MOBILE, Ala. (WKRG) – The Mobile City Council voted to give the University of South Alabama $1 million per year for the next 10 years.

The money will be used to build a new ‘state-of-the-art’ medical facility as a place for medical students to grow and learn.

The campus is 60 years old, and President Jo Bonner said many of the buildings on campus are in desperate need of upgrades. He said the Frederick P. Whiddon College of Medicine is no exception.

“If I were to take you on a tour of our current medical school, you would be amazed,” Bonner said. “There’s black mold. There’s panels that are falling out.”

Currently, the College of Medicine graduates 80 Medical Doctors per year. Jo Bonner said the new facility would bring that number to 100.

Bonner said that about 90% of graduates stay in Mobile, which contributes to the economic growth of the city.
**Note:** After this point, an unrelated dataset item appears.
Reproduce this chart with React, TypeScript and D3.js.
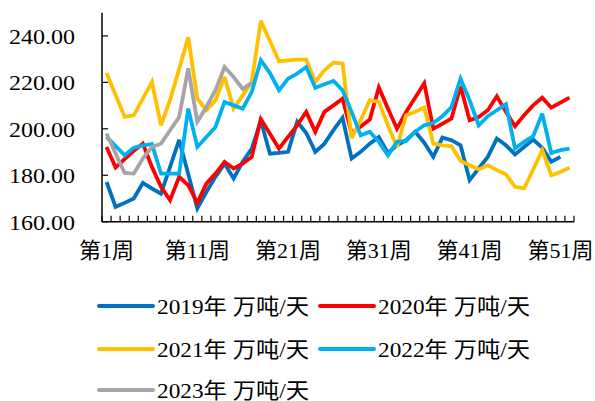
import React from "react";
import * as d3 from "d3";

// 周次
const weeks = Array.from({ length: 52 }, (_, i) => `第${i + 1}周`);
const xTickLabels = ["第1周", "第11周", "第21周", "第31周", "第41周", "第51周"];
const yTicks = [160, 180, 200, 220, 240];

const s2019 = [
  177.1, 166.4, 168.1, 170, 176.7, 174.3, 172.1, 183.6, 195.2, 180.5,
  165.7, 172.8, 179.3, 185, 178.6, 185.8, 191.5, 203.5, 189.3, 189.6,
  190.1, 203, 198.2, 190.1, 193.6, 199.4, 204.8, 187.2, 190.1, 193.6,
  196.5, 189.6, 192.9, 195.1, 198.7, 194, 187.9, 196.2, 195.1, 192.9,
  177.9, 182.9, 187.9, 195.8, 192.9, 189, 192.2, 195.4, 191.9, 185.8,
  187.9, null,
];
const s2020 = [
  192.2, 183.3, 187, 190.5, 193.6, 183.6, 175, 169.3, 179.3, 175.7,
  168.1, 176.4, 180.7, 185.8, 182.9, 185, 187.9, 204.2, 197.9, 191.5,
  196.5, 201.5, 207.3, 198.7, 207.3, 210.1, 213, 198, 201, 204,
  217.8, 208.7, 200, 207.3, 213.4, 219.6, 200.1, 202.2, 204.4, 218.3,
  203.7, 205.1, 208, 214, 207.3, 201.1, 205.8, 210.1, 213.4, 209.1,
  211.3, 213.4,
];
const s2021 = [
  224, 214.6, 205.1, 205.8, 213, 220.2, 201.5, 212.4, 225.8, 239.4,
  213, 208, 212.3, 222.3, 208.7, 214.4, 220.2, 246.5, 237.8, 229.1,
  229.5, 229.8, 229.8, 220.2, 225.2, 228.5, 228.1, 196, 203.7, 212.3,
  211.6, 201.5, 192.2, 205.8, 207.3, 209.2, 193.6, 192.9, 192.5, 186.2,
  184.3, 182.5, 184.3, 182.2, 180.4, 175, 174.3, 182.5, 190.8, 180,
  181.4, 183.3,
];
const s2022 = [
  196.5, 192.6, 188.6, 191.9, 192.9, 193.4, 180.7, 180.7, 180.7, 208.7,
  192.2, 196.5, 200.8, 211.6, 210.1, 208.7, 215.9, 229.5, 224, 216.6,
  221.6, 223.8, 226.6, 217.7, 219.2, 220.6, 216.6, 207.3, 197.2, 198.7,
  194.4, 188.6, 194.4, 194.8, 198.7, 201.5, 202.5, 205.4, 209.4, 221.6,
  212.3, 201.5, 205.4, 208, 210.6, 191.5, 194.4, 196.8, 206.5, 189.6,
  190.8, 191.5,
];
const s2023 = [
  198, 189.4, 181, 180.7, 187.2, 192.2, 193.6, 199.4, 205.1, 226,
  203, 209.4, 216.6, 226.6, 222.3, 217.2, 219.8,
];

const seriesNames = ["2019年 万吨/天", "2020年 万吨/天", "2021年 万吨/天", "2022年 万吨/天", "2023年 万吨/天"];
const seriesColors = ["#0070C0", "#FF0000", "#FFC000", "#00B0F0", "#A5A5A5"];
const seriesData = [s2019, s2020, s2021, s2022, s2023];

const W = 595;
const H = 401;
const left = 102;
const right = 574;
const top = 12.7;
const bottom = 221.7;
const font = '"Times New Roman", "Liberation Serif", "Noto Sans CJK SC", serif';

export default function App() {
  const x = d3.scaleBand<string>().domain(weeks).range([left, right]);
  const y = d3.scaleLinear().domain([160, 250]).range([bottom, top]);
  const cx = (i: number) => (x(weeks[i]) as number) + x.bandwidth() / 2;

  const line = d3
    .line<number | null>()
    .defined((d) => d != null)
    .x((_, i) => cx(i))
    .y((d) => y(d as number));

  const legendPos = [
    [99, 306],
    [320, 306],
    [99, 349],
    [320, 349],
    [99, 390],
  ];

  return (
    <svg width={W} height={H} style={{ position: "absolute", left: 0, top: 0 }}>
      <rect width={W} height={H} fill="#fff" />
      {seriesData.map((s, k) => (
        <path
          key={k}
          d={line(s) || ""}
          fill="none"
          stroke={seriesColors[k]}
          strokeWidth={3.8}
          strokeLinejoin="miter"
          strokeMiterlimit={3}
        />
      ))}
      {/* y 轴 */}
      <line x1={left} x2={left} y1={top} y2={bottom} stroke="#000" strokeWidth={1.5} />
      {yTicks.map((t) => (
        <g key={t}>
          <line x1={left} x2={left + 6} y1={y(t)} y2={y(t)} stroke="#000" strokeWidth={1.2} />
          <text
            x={75}
            y={y(t) + 8}
            textAnchor="end"
            fontFamily={font}
            fontSize={22}
            textLength={66}
            lengthAdjust="spacingAndGlyphs"
            fill="#000"
          >
            {t.toFixed(2)}
          </text>
        </g>
      ))}
      {/* x 轴 */}
      <line x1={left} x2={right} y1={bottom} y2={bottom} stroke="#000" strokeWidth={1.5} />
      {weeks.concat([""]).map((w, i) => {
        const xx = i < weeks.length ? (x(w) as number) : right;
        return <line key={i} x1={xx} x2={xx} y1={bottom} y2={bottom - 6} stroke="#000" strokeWidth={1.2} />;
      })}
      {xTickLabels.map((lab) => (
        <text
          key={lab}
          x={cx(weeks.indexOf(lab))}
          y={258}
          textAnchor="middle"
          fontFamily={font}
          fontSize={22}
          fill="#000"
        >
          {lab}
        </text>
      ))}
      {/* 图例 */}
      {seriesNames.map((n, k) => (
        <g key={n}>
          <line
            x1={legendPos[k][0]}
            x2={legendPos[k][0] + 54}
            y1={legendPos[k][1]}
            y2={legendPos[k][1]}
            stroke={seriesColors[k]}
            strokeWidth={4}
            strokeLinecap="round"
          />
          <text
            x={legendPos[k][0] + 58}
            y={legendPos[k][1] + 8}
            fontFamily={font}
            fontSize={22}
            textLength={152}
            lengthAdjust="spacingAndGlyphs"
            fill="#000"
          >
            {n}
          </text>
        </g>
      ))}
    </svg>
  );
}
The investment, however, didn’t come easy as District 2 Councilman William Carroll tried multiple times to block and table the votes to a later date. Carroll said the money should rather be spent on affordable housing.
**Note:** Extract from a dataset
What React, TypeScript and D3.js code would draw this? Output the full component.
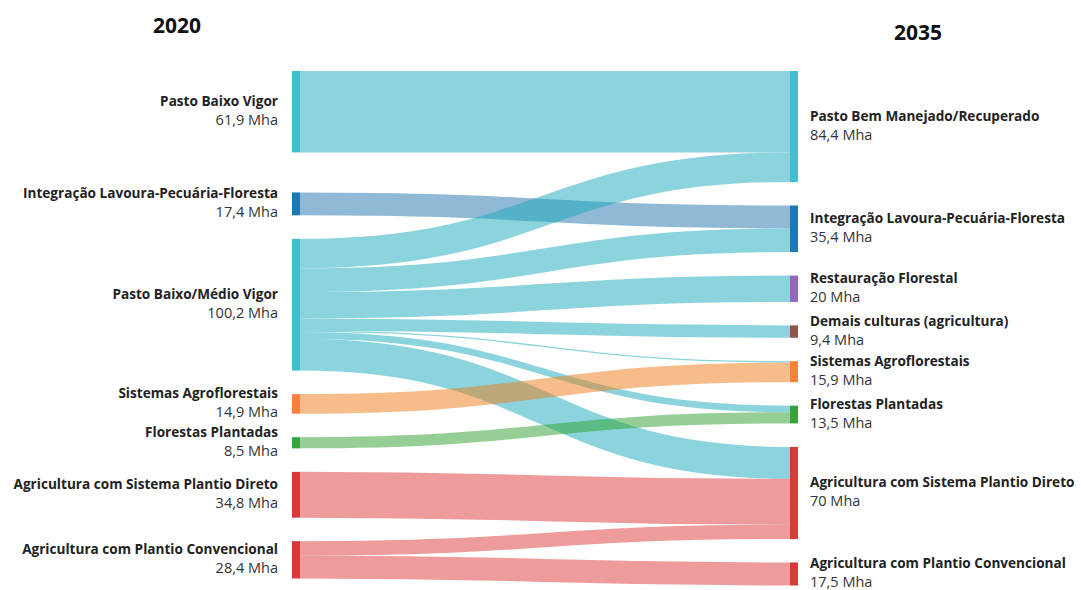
import React from "react";
import * as d3 from "d3";

const years = ["2020", "2035"];

const leftNames = [
  "Pasto Baixo Vigor",
  "Integração Lavoura-Pecuária-Floresta",
  "Pasto Baixo/Médio Vigor",
  "Sistemas Agroflorestais",
  "Florestas Plantadas",
  "Agricultura com Sistema Plantio Direto",
  "Agricultura com Plantio Convencional",
];
const leftValues = [61.9, 17.4, 100.2, 14.9, 8.5, 34.8, 28.4];
const leftGroups = ["pasto", "ilpf", "pasto", "saf", "fp", "agri", "agri"];

const rightNames = [
  "Pasto Bem Manejado/Recuperado",
  "Integração Lavoura-Pecuária-Floresta",
  "Restauração Florestal",
  "Demais culturas (agricultura)",
  "Sistemas Agroflorestais",
  "Florestas Plantadas",
  "Agricultura com Sistema Plantio Direto",
  "Agricultura com Plantio Convencional",
];
const rightValues = [84.4, 35.4, 20, 9.4, 15.9, 13.5, 70, 17.5];
const rightGroups = ["pasto", "ilpf", "rest", "demais", "saf", "fp", "agri", "agri"];

const flowSource = [0, 1, 2, 2, 2, 2, 2, 2, 2, 3, 4, 5, 6, 6];
const flowTarget = [0, 1, 0, 1, 2, 3, 4, 5, 6, 4, 5, 6, 6, 7];
const flowValue = [61.9, 17.4, 22.5, 18, 20, 9.4, 1.0, 5.0, 24.3, 14.9, 8.5, 34.8, 10.9, 17.5];

const nodeColor: Record<string, string> = {
  pasto: "#40c0cf",
  ilpf: "#1f77b4",
  rest: "#9467bd",
  demais: "#8c564b",
  saf: "#f7813d",
  fp: "#3aa23a",
  agri: "#d83a3a",
};
const linkColor: Record<string, string> = {
  pasto: "#1aa9bb",
  ilpf: "#1f73aa",
  rest: "#9467bd",
  demais: "#8c564b",
  saf: "#ee7c18",
  fp: "#2ca02c",
  agri: "#dc3838",
};

const fmt = (v: number) => String(v).replace(".", ",") + " Mha";

export default function App() {
  const W = 1081, H = 590;
  const nodeW = 8;
  const top = 71, gap = 23.5, firstExtra = 16.5;
  const colX = d3.scaleLinear().domain([0, 1]).range([292, 790]);
  const k = d3.scaleLinear().domain([0, d3.sum(leftValues)]).range([0, 350]);

  const layoutCol = (values: number[], extra: number) => {
    let y = top;
    return values.map((v, i) => {
      const y0 = y;
      const y1 = y0 + k(v);
      y = y1 + gap + (i === 0 ? extra : 0);
      return { y0, y1 };
    });
  };
  const L = layoutCol(leftValues, firstExtra);
  const R = layoutCol(rightValues, 0);

  const links = flowValue.map((v, i) => ({ s: flowSource[i], t: flowTarget[i], v, w: k(v), y0: 0, y1: 0, i }));
  L.forEach((n, si) => {
    let y = n.y0;
    links.filter((l) => l.s === si).sort((a, b) => a.t - b.t).forEach((l) => {
      l.y0 = y + l.w / 2;
      y += l.w;
    });
  });
  R.forEach((n, ti) => {
    let y = n.y0;
    links.filter((l) => l.t === ti).sort((a, b) => a.s - b.s).forEach((l) => {
      l.y1 = y + l.w / 2;
      y += l.w;
    });
  });

  const linkGen = d3.linkHorizontal<any, any>()
    .source((d: any) => [colX(0) + nodeW, d.y0])
    .target((d: any) => [colX(1), d.y1]);

  const font = "'Open Sans', sans-serif";

  return (
    <svg width={W} height={H} style={{ position: "absolute", left: 0, top: 0, background: "#fff" }}>
      <text x={177} y={33} textAnchor="middle" fontFamily={font} fontWeight={700} fontSize={21} fill="#111">{years[0]}</text>
      <text x={918} y={40} textAnchor="middle" fontFamily={font} fontWeight={700} fontSize={21} fill="#111">{years[1]}</text>
      <g>
        {links.map((l) => (
          <path key={l.i} d={linkGen(l) as string} fill="none"
            stroke={linkColor[leftGroups[l.s]]} strokeOpacity={0.5} strokeWidth={l.w} />
        ))}
      </g>
      <g>
        {L.map((n, i) => (
          <rect key={"l" + i} x={colX(0)} y={n.y0} width={nodeW} height={n.y1 - n.y0} fill={nodeColor[leftGroups[i]]} />
        ))}
        {R.map((n, i) => (
          <rect key={"r" + i} x={colX(1)} y={n.y0} width={nodeW} height={n.y1 - n.y0} fill={nodeColor[rightGroups[i]]} />
        ))}
      </g>
      <g fontFamily={font}>
        {L.map((n, i) => {
          const c = (n.y0 + n.y1) / 2;
          return (
            <g key={"lt" + i}>
              <text x={colX(0) - 14} y={c - 6} textAnchor="end" fontWeight={700} fontSize={13.6} fill="#222">{leftNames[i]}</text>
              <text x={colX(0) - 14} y={c + 13} textAnchor="end" fontSize={14.5} fill="#333">{fmt(leftValues[i])}</text>
            </g>
          );
        })}
        {R.map((n, i) => {
          const c = (n.y0 + n.y1) / 2;
          return (
            <g key={"rt" + i}>
              <text x={colX(1) + nodeW + 12} y={c - 6} fontWeight={700} fontSize={13.6} fill="#222">{rightNames[i]}</text>
              <text x={colX(1) + nodeW + 12} y={c + 13} fontSize={14.5} fill="#333">{fmt(rightValues[i])}</text>
            </g>
          );
        })}
      </g>
    </svg>
  );
}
“We have money in economic development everywhere in the city, but what are we doing where it really counts. Where it affects the people in underserved neighborhoods,” Carroll said. “We continue to give money to give millions and millions of dollars to corporations, which I agree with, that already have hundreds of millions of dollars, but what about those neighborhoods that don’t have $100,000.”

Carroll, in previous meetings, had pushed to pass a board of appointees chosen by the County Commission, the city and the Mobile County Public School System to tasked to alleviate the city-wide affordable housing issues.

Groundbreaking for the new facility will begin in December.